● Work required:
Take the lines from the top down to and including the one with "U_TICKS = [-0.2, -0.25, -0.3, -0.35, -0.4]" and repeat them exactly. Omit images.

● Collected material:
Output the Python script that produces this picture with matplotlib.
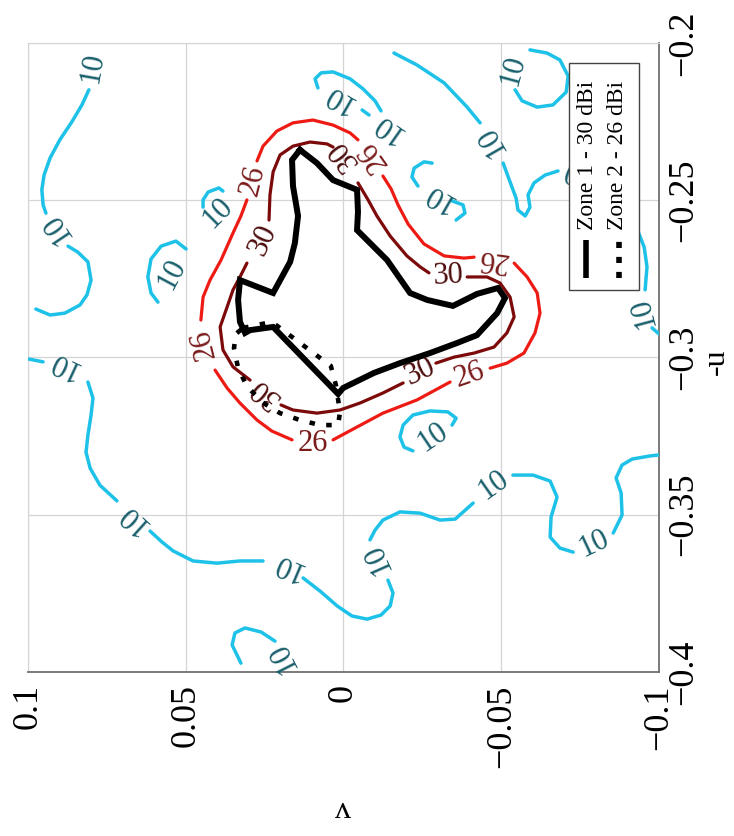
import numpy as np
import matplotlib
matplotlib.use('Agg')
from matplotlib import pyplot as plt
from matplotlib.patches import Rectangle

plt.rcParams['font.family'] = ['Liberation Serif', 'DejaVu Serif']

V_TICKS = [0.1, 0.05, 0, -0.05, -0.1]
U_TICKS = [-0.2, -0.25, -0.3, -0.35, -0.4]

# 10 dBi contour pieces, (v, u)
C10_LINES = [
    [(0.0807, -0.2149), (0.0829, -0.2197), (0.0861, -0.2251), (0.0899, -0.2308), (0.0930, -0.2366),
     (0.0949, -0.2420), (0.0956, -0.2467), (0.0952, -0.2515), (0.0943, -0.2541)],
    [(0.0873, -0.2646), (0.0842, -0.2665), (0.0810, -0.2696), (0.0800, -0.2754), (0.0813, -0.2801),
     (0.0835, -0.2833), (0.0883, -0.2859), (0.0930, -0.2865), (0.0975, -0.2846)],
    [(0.0997, -0.3005), (0.0952, -0.3014)],
    [(0.0810, -0.3078), (0.0794, -0.3129), (0.0800, -0.3183), (0.0810, -0.3247), (0.0816, -0.3301),
     (0.0803, -0.3352), (0.0772, -0.3406), (0.0718, -0.3456)],
    [(0.0613, -0.3552), (0.0575, -0.3587), (0.0540, -0.3615), (0.0477, -0.3647), (0.0401, -0.3654),
     (0.0328, -0.3647), (0.0255, -0.3647)],
    [(0.0128, -0.3701), (0.0074, -0.3743), (0.0020, -0.3790), (-0.0027, -0.3822), (-0.0075, -0.3832),
     (-0.0119, -0.3819), (-0.0148, -0.3790), (-0.0157, -0.3749), (-0.0141, -0.3708)],
    [(-0.0084, -0.3580), (-0.0100, -0.3549), (-0.0125, -0.3517), (-0.0179, -0.3491), (-0.0243, -0.3495),
     (-0.0306, -0.3517), (-0.0354, -0.3514), (-0.0411, -0.3463)],
    [(-0.0537, -0.3374), (-0.0601, -0.3374), (-0.0655, -0.3393), (-0.0677, -0.3444), (-0.0658, -0.3507),
     (-0.0655, -0.3571), (-0.0686, -0.3606), (-0.0728, -0.3619)],
    [(-0.0855, -0.3558), (-0.0883, -0.3501), (-0.0880, -0.3431), (-0.0864, -0.3383), (-0.0883, -0.3342),
     (-0.0915, -0.3323), (-0.0972, -0.3313), (-0.1000, -0.3310)],
    [(0.0325, -0.3972), (0.0353, -0.3914), (0.0344, -0.3876), (0.0312, -0.3860), (0.0261, -0.3873),
     (0.0217, -0.3902)],
    [(0.0499, -0.2655), (0.0531, -0.2630), (0.0578, -0.2646), (0.0610, -0.2687), (0.0620, -0.2744),
     (0.0610, -0.2795), (0.0588, -0.2824)],
    [(0.0382, -0.2471), (0.0395, -0.2461), (0.0429, -0.2474), (0.0445, -0.2499), (0.0445, -0.2522)],
    [(0.0081, -0.2143), (0.0090, -0.2114), (0.0071, -0.2095), (0.0033, -0.2092), (-0.0021, -0.2114),
     (-0.0062, -0.2146), (-0.0100, -0.2184), (-0.0119, -0.2216)],
    [(-0.0059, -0.2213), (-0.0081, -0.2229)],
    [(-0.0160, -0.2032), (-0.0233, -0.2070), (-0.0319, -0.2127), (-0.0392, -0.2204), (-0.0433, -0.2254)],
    [(-0.0506, -0.2382), (-0.0528, -0.2442), (-0.0547, -0.2493), (-0.0553, -0.2531), (-0.0576, -0.2550),
     (-0.0591, -0.2522), (-0.0585, -0.2483), (-0.0604, -0.2445), (-0.0639, -0.2420), (-0.0680, -0.2407)],
    [(-0.0591, -0.2022), (-0.0645, -0.2032), (-0.0686, -0.2054), (-0.0712, -0.2105), (-0.0706, -0.2156),
     (-0.0664, -0.2197), (-0.0614, -0.2204), (-0.0566, -0.2184), (-0.0544, -0.2149)],
    [(-0.0934, -0.2600), (-0.0953, -0.2649), (-0.0962, -0.2712), (-0.0956, -0.2785)],
    [(-0.0978, -0.2906), (-0.1000, -0.2925)],
    [(-0.0344, -0.3215), (-0.0357, -0.3193), (-0.0331, -0.3173), (-0.0274, -0.3170), (-0.0220, -0.3183),
     (-0.0189, -0.3215), (-0.0179, -0.3253), (-0.0192, -0.3285), (-0.0220, -0.3297)],
    [(-0.0281, -0.2382), (-0.0255, -0.2378), (-0.0224, -0.2398), (-0.0217, -0.2426), (-0.0236, -0.2455)],
    [(-0.0344, -0.2502), (-0.0379, -0.2515), (-0.0385, -0.2541), (-0.0357, -0.2563)],
]
# (v, u, angle)
C10_LABELS = [
    (0.0794, -0.2080, 80), (0.0908, -0.2588, 124), (0.0886, -0.3021, 155), (0.0667, -0.3511, 138),
    (0.0179, -0.3663, 157), (-0.0106, -0.3638, 114), (-0.0477, -0.3406, 35), (-0.0794, -0.3593, 25),
    (0.0192, -0.3953, 117), (0.0544, -0.2735, 62), (0.0398, -0.2541, 45), (0.0017, -0.2175, 150),
    (-0.0141, -0.2267, 145), (-0.0468, -0.2312, 120), (-0.0734, -0.2410, 160), (-0.0537, -0.2086, 75),
    (-0.0950, -0.2855, 105), (-0.0284, -0.3253, 34), (-0.0300, -0.2490, 150),
]

# 26 dBi contour pieces
C26_LINES = [
    [(0.0274, -0.2375), (0.0255, -0.2328), (0.0211, -0.2280), (0.0160, -0.2254), (0.0097, -0.2245),
     (0.0033, -0.2261), (-0.0021, -0.2286), (-0.0046, -0.2308)],
    [(-0.0125, -0.2423), (-0.0151, -0.2464), (-0.0173, -0.2515), (-0.0205, -0.2576), (-0.0255, -0.2639),
     (-0.0319, -0.2677), (-0.0382, -0.2684), (-0.0414, -0.2681)],
    [(-0.0541, -0.2700), (-0.0582, -0.2744), (-0.0614, -0.2795), (-0.0623, -0.2859), (-0.0607, -0.2922),
     (-0.0572, -0.2986), (-0.0518, -0.3018), (-0.0465, -0.3034)],
    [(-0.0338, -0.3078), (-0.0233, -0.3135), (-0.0125, -0.3177), (-0.0043, -0.3221), (0.0033, -0.3262)],
    [(0.0163, -0.3262), (0.0227, -0.3234), (0.0274, -0.3199), (0.0328, -0.3145), (0.0369, -0.3097),
     (0.0407, -0.3040)],
    [(0.0452, -0.2881), (0.0445, -0.2808), (0.0423, -0.2754), (0.0388, -0.2690), (0.0350, -0.2604),
     (0.0325, -0.2550), (0.0306, -0.2499)],
]
C26_LABELS = [
    (0.0287, -0.2436, 76), (-0.0094, -0.2359, 125), (-0.0474, -0.2687, 172),
    (-0.0401, -0.3056, 19), (0.0097, -0.3272, 0), (0.0442, -0.2957, 104),
]

# 30 dBi contour pieces
C30_LINES = [
    [(0.0236, -0.2563), (0.0233, -0.2483), (0.0223, -0.2410), (0.0201, -0.2356), (0.0160, -0.2328),
     (0.0106, -0.2315), (0.0052, -0.2321), (0.0033, -0.2331)],
    [(-0.0046, -0.2445), (-0.0078, -0.2499), (-0.0106, -0.2550), (-0.0148, -0.2614), (-0.0201, -0.2677),
     (-0.0243, -0.2712), (-0.0271, -0.2731)],
    [(-0.0392, -0.2744), (-0.0455, -0.2744), (-0.0496, -0.2763), (-0.0528, -0.2808), (-0.0541, -0.2871),
     (-0.0518, -0.2922), (-0.0477, -0.2967), (-0.0414, -0.2986), (-0.0350, -0.2999), (-0.0293, -0.3018)],
    [(-0.0189, -0.3081), (-0.0125, -0.3113), (-0.0052, -0.3145), (0.0011, -0.3167), (0.0084, -0.3177),
     (0.0160, -0.3167), (0.0198, -0.3151)],
    [(0.0296, -0.3072), (0.0350, -0.3030), (0.0382, -0.2976), (0.0391, -0.2903), (0.0369, -0.2840),
     (0.0350, -0.2785), (0.0328, -0.2744), (0.0306, -0.2700)],
]
C30_LABELS = [
    (0.0001, -0.2356, 128), (-0.0331, -0.2740, 3), (-0.0243, -0.3046, 25),
    (0.0249, -0.3110, 141), (0.0255, -0.2626, 65),
]

# coverage zones
ZONE1_V = [0.0138, 0.0084, 0.0033, -0.0043, -0.0046, -0.0043, -0.0084, -0.0138, -0.0211, -0.0265,
           -0.0347, -0.0423, -0.0490, -0.0512, -0.0487, -0.0423, -0.0360, -0.0274, -0.0179, -0.0097,
           0.0001, 0.0017, 0.0223, 0.0296, 0.0312, 0.0328, 0.0334, 0.0328, 0.0223, 0.0169,
           0.0154, 0.0144, 0.0160, 0.0163, 0.0138]
ZONE1_U = [-0.2340, -0.2382, -0.2436, -0.2467, -0.2537, -0.2595, -0.2636, -0.2690, -0.2795, -0.2817,
           -0.2836, -0.2798, -0.2779, -0.2811, -0.2859, -0.2929, -0.2954, -0.2986, -0.3018, -0.3049,
           -0.3097, -0.3116, -0.2903, -0.2913, -0.2922, -0.2887, -0.2817, -0.2754, -0.2795, -0.2696,
           -0.2636, -0.2550, -0.2455, -0.2372, -0.2340]
ZONE2_V = [0.0318, 0.0227, 0.0040, 0.0024, 0.0011, 0.0017, 0.0074, 0.0138, 0.0201, 0.0258,
           0.0306, 0.0334, 0.0347, 0.0341, 0.0318]
ZONE2_U = [-0.2906, -0.2887, -0.3027, -0.3088, -0.3173, -0.3215, -0.3215, -0.3199, -0.3177, -0.3142,
           -0.3091, -0.3034, -0.2970, -0.2925, -0.2906]

LEVELS = [
    (C10_LINES, C10_LABELS, '10', '#1ec2e8', '#1a5f6c', 2.5),
    (C26_LINES, C26_LABELS, '26', '#ee1b14', '#7a1c1c', 2.3),
    (C30_LINES, C30_LABELS, '30', '#7c0a0a', '#4e0d0d', 2.3),
]


def fmt(x):
    return ('%g' % x).replace('-', '\u2212')


fig = plt.figure(figsize=(7.34, 8.36), dpi=100)
ax = fig.add_axes([0.0381, 0.1962, 0.8597, 0.7524])
ax.set_xlim(0.1, -0.1)
ax.set_ylim(-0.4, -0.2)

for lines, labels, txt, lc, tc, lw in LEVELS:
    for seg in lines:
        seg = np.array(seg)
        ax.plot(seg[:, 0], seg[:, 1], color=lc, lw=lw, solid_capstyle='round',
                solid_joinstyle='round', zorder=3)
    for v, u, ang in labels:
        ax.text(v, u, txt, color=tc, fontsize=22, rotation=ang, rotation_mode='anchor',
                ha='center', va='center', zorder=4)

ax.plot(ZONE1_V, ZONE1_U, color='black', lw=4.3, solid_joinstyle='miter', zorder=4)
ax.plot(ZONE2_V, ZONE2_U, color='black', lw=3.3, linestyle=(0, (1.2, 2.5)),
        dash_capstyle='butt', zorder=4)

ax.set_xticks(V_TICKS)
ax.set_xticklabels([fmt(t) for t in V_TICKS], rotation=90, ha='center', va='top')
ax.yaxis.tick_right()
ax.set_yticks(U_TICKS)
ax.set_yticklabels([fmt(t) for t in U_TICKS], rotation=90, ha='left', va='center')
ax.tick_params(axis='x', length=0, labelsize=26, pad=9)
ax.tick_params(axis='y', length=0, labelsize=26, pad=6)
ax.grid(True, color='#d4d4d4', lw=0.9)
ax.set_axisbelow(True)

for side in ['top', 'left']:
    ax.spines[side].set_color('#d4d4d4')
for side in ['right', 'bottom']:
    ax.spines[side].set_color('#707070')
    ax.spines[side].set_linewidth(1.3)

# axis names, turned like the rest of the page
ax.text(0.5, -0.2175, 'v', transform=ax.transAxes, fontsize=23, rotation=180,
        ha='center', va='center')
ax.text(1.0903, 0.493, '-u', transform=ax.transAxes, fontsize=23, rotation=90,
        ha='center', va='center')

# legend drawn by hand, rotated like the rest of the figure
ax.add_patch(Rectangle((0.857, 0.607), 0.111, 0.361, transform=ax.transAxes,
                       facecolor='white', edgecolor='#444444', lw=1.0, zorder=6))
ax.plot([0.885, 0.885], [0.626, 0.687], transform=ax.transAxes, color='black', lw=4,
        solid_capstyle='butt', zorder=7)
ax.plot([0.936, 0.936], [0.626, 0.687], transform=ax.transAxes, color='black', lw=4,
        linestyle=(0, (1.1, 1.6)), dash_capstyle='butt', zorder=7)
ax.text(0.887, 0.703, 'Zone 1 - 30 dBi', transform=ax.transAxes, rotation=90, fontsize=17,
        ha='center', va='bottom', zorder=7)
ax.text(0.935, 0.703, 'Zone 2 - 26 dBi', transform=ax.transAxes, rotation=90, fontsize=17,
        ha='center', va='bottom', zorder=7)

plt.savefig('out.png', dpi=100)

● Expected output:
Output the Python script that produces this picture with matplotlib.
import numpy as np
import matplotlib
matplotlib.use('Agg')
from matplotlib import pyplot as plt
from matplotlib.patches import Rectangle

plt.rcParams['font.family'] = ['Liberation Serif', 'DejaVu Serif']

V_TICKS = [0.1, 0.05, 0, -0.05, -0.1]
U_TICKS = [-0.2, -0.25, -0.3, -0.35, -0.4]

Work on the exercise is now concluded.